++++ Data segment ++++

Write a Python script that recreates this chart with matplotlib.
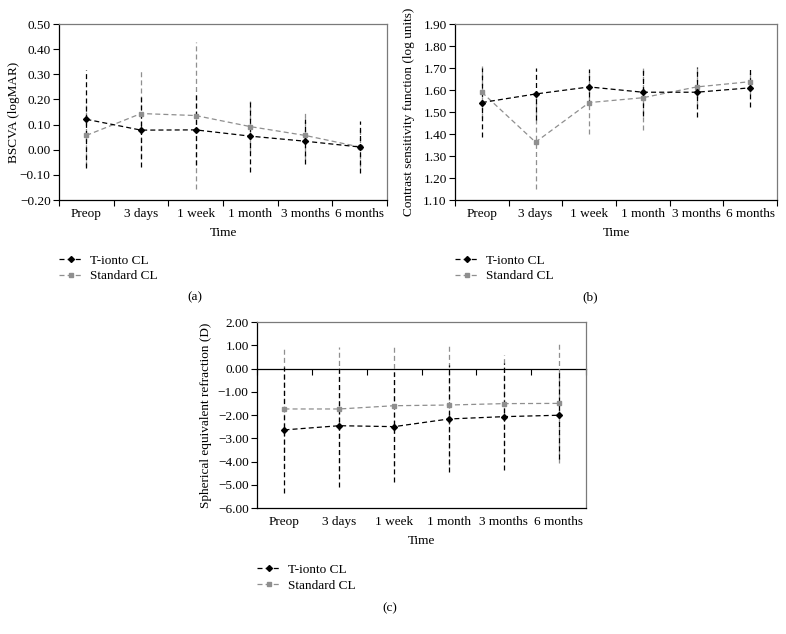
import numpy as np
import matplotlib
matplotlib.use("Agg")
import matplotlib.pyplot as plt

plt.rcParams['font.family'] = ['Liberation Serif', 'DejaVu Serif']
plt.rcParams['font.size'] = 9.5

times = ["Preop", "3 days", "1 week", "1 month", "3 months", "6 months"]

# (a) BSCVA (logMAR)
bscva_tionto = [0.121, 0.078, 0.079, 0.054, 0.034, 0.011]
bscva_tionto_sd = [0.195, 0.145, 0.14, 0.142, 0.09, 0.102]
bscva_std = [0.057, 0.144, 0.136, 0.092, 0.057, 0.011]
bscva_std_sd = [0.12, 0.176, 0.293, 0.1, 0.093, 0.08]

# (b) contrast sensitivity (log units)
cs_tionto = [1.543, 1.582, 1.614, 1.590, 1.590, 1.610]
cs_tionto_sd = [0.158, 0.12, 0.08, 0.11, 0.113, 0.088]
cs_std = [1.590, 1.363, 1.543, 1.565, 1.614, 1.638]
cs_std_sd = [0.118, 0.215, 0.143, 0.145, 0.085, 0.055]

# (c) spherical equivalent refraction (D)
se_tionto = [-2.64, -2.46, -2.50, -2.17, -2.07, -2.01]
se_tionto_sd = [2.70, 2.62, 2.36, 2.30, 2.29, 1.90]
se_std = [-1.74, -1.74, -1.60, -1.57, -1.51, -1.50]
se_std_sd = [2.56, 2.67, 2.60, 2.57, 2.11, 2.57]

BLACK = "#000000"
GREY = "#8f8f8f"
DASH = (0, (4, 2.5))


def draw(ax, tionto, tionto_sd, std, std_sd, ylim, yticks, ylabel,
         ylab_x, leg_y, zero_line=False):
    x = np.arange(len(times))
    tionto = np.array(tionto)
    std = np.array(std)
    # error bars (grey first, black on top)
    ax.vlines(x, std - np.array(std_sd), std + np.array(std_sd),
              colors=GREY, linestyles=DASH, lw=0.9, zorder=2)
    ax.vlines(x, tionto - np.array(tionto_sd), tionto + np.array(tionto_sd),
              colors=BLACK, linestyles=DASH, lw=0.9, zorder=3)
    ax.plot(x, tionto, color=BLACK, ls=DASH, lw=0.9, marker='D', ms=3,
            mfc=BLACK, mec=BLACK, label="T-ionto CL", zorder=5)
    ax.plot(x, std, color=GREY, ls=DASH, lw=0.9, marker='s', ms=3,
            mfc=GREY, mec=GREY, label="Standard CL", zorder=4)

    ax.set_xlim(-0.5, len(times) - 0.5)
    ax.set_ylim(*ylim)
    ax.set_yticks(yticks)
    ax.set_yticklabels(["%.2f" % v if v >= 0 else "\u2212%.2f" % -v for v in yticks])
    ax.set_xticks(x)
    ax.set_xticklabels(times)
    ax.set_xticks(np.arange(-0.5, len(times)), minor=True)
    ax.tick_params(axis='x', which='major', length=0, pad=6)
    ax.tick_params(axis='y', which='major', direction='out', length=4, width=0.8, pad=2)
    ax.tick_params(axis='y', which='minor', length=0)
    ax.set_xlabel("Time", labelpad=5)
    ax.set_ylabel(ylabel)
    ax.yaxis.set_label_coords(ylab_x, 0.5)

    for s in ['top', 'right']:
        ax.spines[s].set_color('#7a7a7a')
        ax.spines[s].set_linewidth(0.9)
    ax.spines['left'].set_color(BLACK)
    ax.spines['bottom'].set_color(BLACK)
    ax.spines['left'].set_linewidth(0.9)
    ax.spines['bottom'].set_linewidth(0.9)

    if zero_line:
        ax.tick_params(axis='x', which='minor', length=0)
        sec = ax.secondary_xaxis(0, transform=ax.transData)
        sec.set_xticks(np.arange(-0.5, len(times)))
        sec.set_xticklabels([])
        sec.tick_params(direction='out', length=4, width=0.8)
        sec.spines['bottom'].set_linewidth(0.9)
        sec.spines['bottom'].set_color(BLACK)
    else:
        ax.tick_params(axis='x', which='minor', direction='out', length=4, width=0.8)

    ax.legend(loc='upper left', bbox_to_anchor=(0.0, leg_y), frameon=False,
              handlelength=1.75, handletextpad=0.6, labelspacing=0.25,
              borderpad=0, borderaxespad=0, numpoints=1)


fig = plt.figure(figsize=(7.86, 6.34), dpi=100)

ax1 = fig.add_axes([0.0751, 0.6845, 0.4173, 0.2776])
draw(ax1, bscva_tionto, bscva_tionto_sd, bscva_std, bscva_std_sd,
     (-0.2, 0.5), np.round(np.arange(-0.2, 0.51, 0.1), 2), "BSCVA (logMAR)",
     -0.119, -0.31)

ax2 = fig.add_axes([0.5789, 0.6845, 0.4097, 0.2776])
draw(ax2, cs_tionto, cs_tionto_sd, cs_std, cs_std_sd,
     (1.1, 1.9), np.round(np.arange(1.1, 1.91, 0.1), 2),
     "Contrast sensitivity function (log units)", -0.124, -0.31)

ax3 = fig.add_axes([0.3270, 0.1987, 0.4186, 0.2934])
draw(ax3, se_tionto, se_tionto_sd, se_std, se_std_sd,
     (-6, 2), np.arange(-6.0, 2.01, 1.0), "Spherical equivalent refraction (D)",
     -0.137, -0.30, zero_line=True)

fig.text(195 / 786, 1 - 297 / 634, "(a)", ha='center', va='center')
fig.text(590 / 786, 1 - 297 / 634, "(b)", ha='center', va='center')
fig.text(390 / 786, 1 - 608 / 634, "(c)", ha='center', va='center')

fig.savefig("out.png", dpi=100)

++++

**Description of the task:** What is the number of lines that hold the string "matplotlib"? Reply with that number alone.

**Result of this exercise:** 4